O professor Bagno transcreve, em seu texto, um trecho da Nova Gramática do Português Contemporâneo, de Cunha & Cintra:
Do cruzamento das duas construções perfeitamente corretas: “Isto não é trabalho para eu fazer”, “Isto não é trabalho para mim“, surgiu uma terceira: “Isto não é trabalho para mim fazer”,em que o sujeito do verbo no infinitivo assume a forma oblíqua.
A construção parece ser desconhecida em Portugal, mas no Brasil ela está muito generalizada na língua familiar, apesar do sistemático combate que lhe movem os gramáticos e os professores do idioma. (BAGNO, 2009, p.35)
O professor Bagno defende que esta seja uma forma típica do português brasileiro (PB) que, desde o início da colonização do Brasil, tende a se afastar da sintaxe presente na variante europeia.
3ª etapa: produção textual
Os alunos receberam a tarefa de produzir um texto dissertativo sobre o tema do debate.

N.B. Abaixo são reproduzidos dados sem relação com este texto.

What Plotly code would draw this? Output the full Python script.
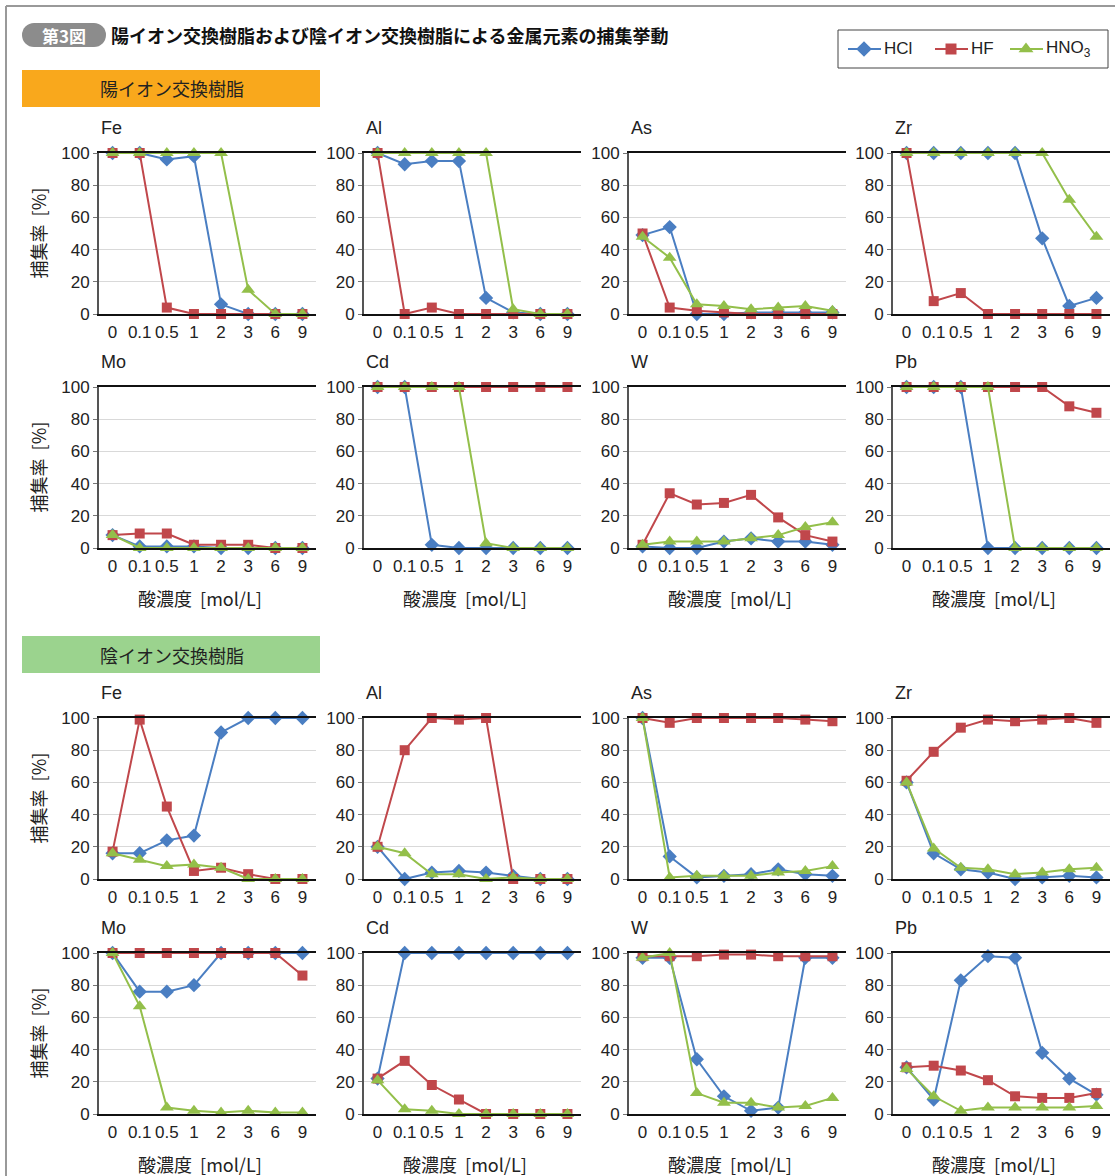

Em uma das turmas do Ensino Médio, um aluno resumiu a proposta do trabalho da seguinte maneira: “Moral da história, professora: aluno seu não curte e não compartilha isso!”. Acho que eles entenderam direitinho que a aula de hoje não era apenas sobre língua portuguesa!
Leia no blog:
O elemento indígena no português do Brasil
Leia fora do blog:
Leia sobre a visita do professor Guajajara em 2011. Clique AQUI.
Referência:
BAGNO, M. Não é errado falar assim. São Paulo: Parábola, 2009.
Muito orgulho de ter sido sua aluna…Graças a Você conheci o Marcos Bagno através do livro A língua de Eulália, e minha mente simplesmente se abriu! Beijos!!
Carolina, que recadinho lindo! Muito obrigada! Eu fico feliz por saber que as nossas leituras influenciaram você de algum modo. Beijinhos!
parabéns! Bela atitude. pena que não posso trabalhar esta imagem com meus alunos, pois seria uma forma de compartilha conhecimentos.
Nelcina, obrigada pela visita! Volte sempre!
Andrea, você lavou minha alma. 🙂 Que sorte tem seus alunos. Eu recebi esta imagem e nem estou querendo lembrar quem passou , deu tristeza. Muita tristeza. Vou compartilhar este seu post, isso sim.